How do I compute $\ker{(\mathbb{Z} \otimes A \longrightarrow \mathbb{Q} \otimes A)}$ where this map comes from the short exact sequence:
$0 \rightarrow Tor(\mathbb{Q}/\mathbb{Z}, A) \rightarrow \mathbb{Z} \otimes A \rightarrow \mathbb{Q} \otimes A \rightarrow \mathbb{Q}/\mathbb{Z} \otimes A \rightarrow 0$. Where $A$ is an abelian group.
The map from $\mathbb{Z} \otimes A \to \mathbb{Q} \otimes A$ is induced by the canonical inclusion, so is defined on generators by $n\otimes a \mapsto \frac{n}{1}\otimes a$ (for any $n \in \mathbb{Z}, a \in A$).

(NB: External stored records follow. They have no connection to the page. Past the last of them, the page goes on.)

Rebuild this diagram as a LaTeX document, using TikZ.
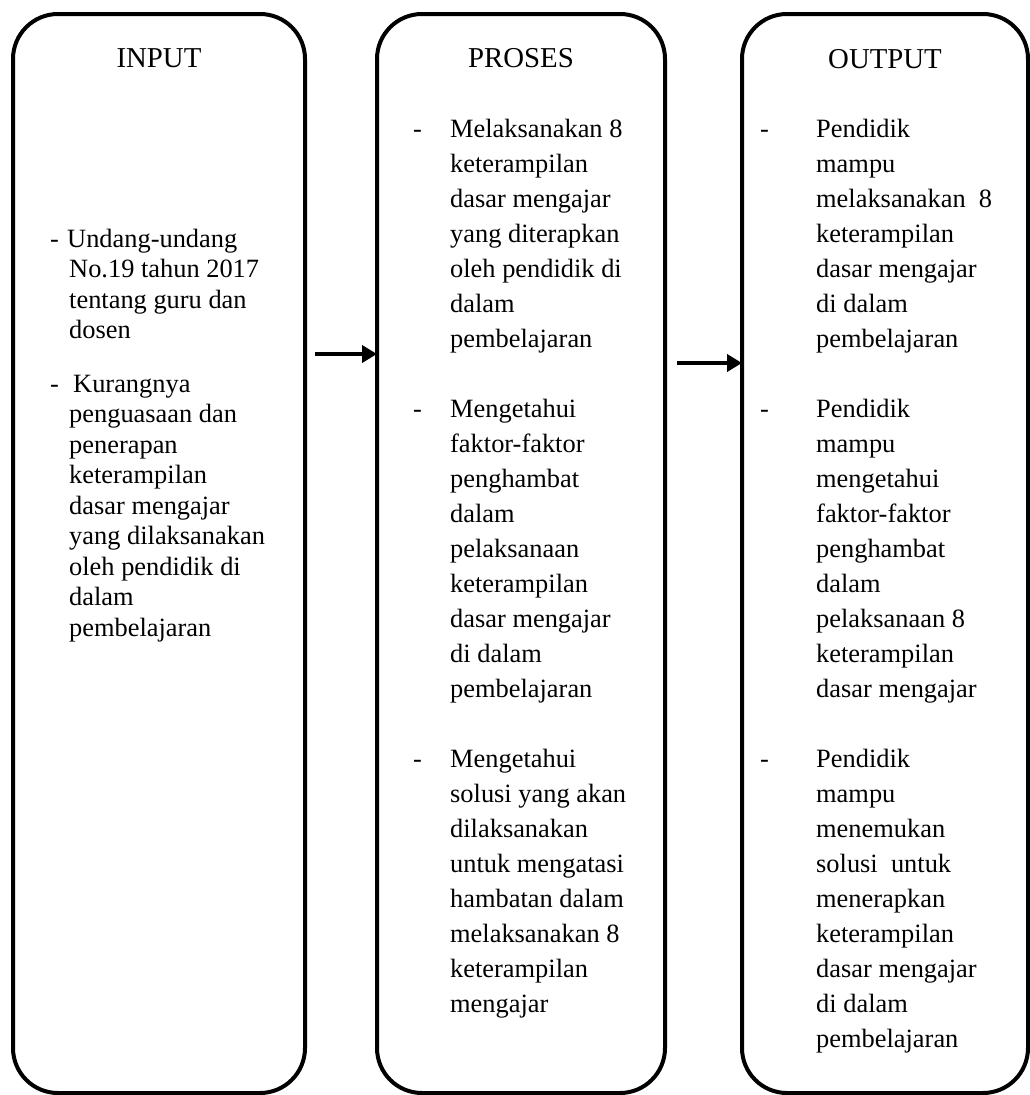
\documentclass[tikz,border=0pt]{standalone}
\usepackage{fontspec}
\setmainfont{Liberation Serif}
\usetikzlibrary{arrows.meta}
% #1 name, #2 x of dash, #3 x of first line, #4 x of other lines,
% #5 baseline of first line, #6 line spacing, #7 first line, #8 other lines
\newcommand\mkitem[8]{%
  \node[txt] (#1d) at (#2,#5) {-};
  \node[txt] (#1f) at (#3,#5) {#7};
  \foreach \t [count=\k from 1] in {#8}
    \node[txt] (#1-\k) at (#4,{#5+\k*#6}) {\t};
}
\begin{document}
\begin{tikzpicture}[x=1pt,y=-1pt,
  box/.style={draw,line width=4pt,rounded corners=45pt,inner sep=0pt,outer sep=0pt,minimum height=1079pt},
  txt/.style={anchor=base west,inner sep=0pt,font=\fontsize{26.4}{35}\selectfont},
  ttl/.style={anchor=base,inner sep=0pt,font=\fontsize{28.8}{34}\selectfont},
  arr/.style={-{Triangle[length=15pt,width=17pt]},line width=4pt}]
\useasboundingbox (0,0) rectangle (1030,1095);
% boxes
\node[box,minimum width=292pt] (b1) at (159,553.5) {};
\node[box,minimum width=288pt] (b2) at (521,553.5) {};
\node[box,minimum width=286pt] (b3) at (885,553.5) {};
% titles
\node[ttl] (t1) at (159,67) {INPUT};
\node[ttl] (t2) at (521,67) {PROSES};
\node[ttl] (t3) at (885,68) {OUTPUT};
% INPUT
\mkitem{ia}{50}{67}{69}{247}{30.5}{Undang-undang}{No.19 tahun 2017,tentang guru dan,dosen}
\mkitem{ib}{50}{73}{69}{392}{30.5}{Kurangnya}{penguasaan dan,penerapan,keterampilan,dasar mengajar,yang dilaksanakan,oleh pendidik di,dalam,pembelajaran}
% PROSES
\mkitem{pa}{413}{450}{450}{137}{35}{Melaksanakan 8}{keterampilan,dasar mengajar,yang diterapkan,oleh pendidik di,dalam,pembelajaran}
\mkitem{pb}{413}{450}{450}{417}{35}{Mengetahui}{faktor-faktor,penghambat,dalam,pelaksanaan,keterampilan,dasar mengajar,di dalam,pembelajaran}
\mkitem{pc}{413}{450}{450}{767}{35}{Mengetahui}{solusi yang akan,dilaksanakan,untuk mengatasi,hambatan dalam,melaksanakan 8,keterampilan,mengajar}
% OUTPUT
\mkitem{oa}{760}{816}{816}{137}{35}{Pendidik}{mampu,melaksanakan\ \ 8,keterampilan,dasar mengajar,di dalam,pembelajaran}
\mkitem{ob}{760}{816}{816}{417}{35}{Pendidik}{mampu,mengetahui,faktor-faktor,penghambat,dalam,pelaksanaan 8,keterampilan,dasar mengajar}
\mkitem{oc}{760}{816}{816}{767}{35}{Pendidik}{mampu,menemukan,solusi\ \ untuk,menerapkan,keterampilan,dasar mengajar,di dalam,pembelajaran}
% arrows
\coordinate (a1) at (315,354);
\draw[arr] (a1) -- (a1 -| b2.west);
\coordinate (a2) at (677,363);
\draw[arr] (a2) -- (a2 -| b3.west);
\end{tikzpicture}
\end{document}
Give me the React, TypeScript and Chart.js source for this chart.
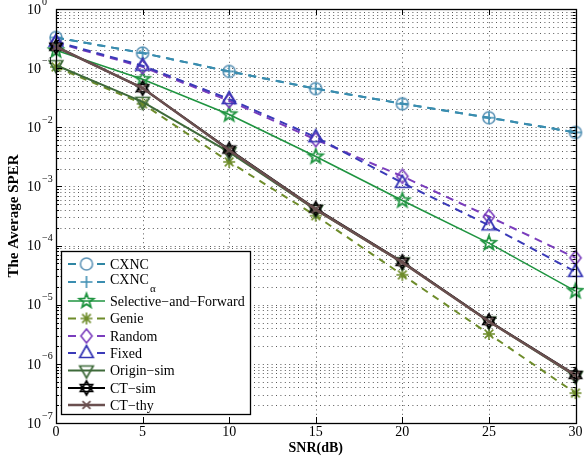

First, the torsion subgroup of $A$ is contained in the kernel. Recall that there is a canonical identification $A \simeq \mathbb{Z} \otimes A$, via the map $a \mapsto 1 \otimes a$. Let $a \in A$ be torsion, so that there is an integer $n \neq 0$ with $na =0$. Identify $a$ with $1 \otimes a$ and then note that $1 \otimes a \mapsto \frac{1}{1}\otimes a = \frac{n}{n}\otimes a = \frac{1}{n}\otimes na = \frac{1}{n}\otimes 0 = 0$, so $1 \otimes a$ is in the kernel.
For the opposite inclusion, consider why this doesn't work if $a$ isn't torsion.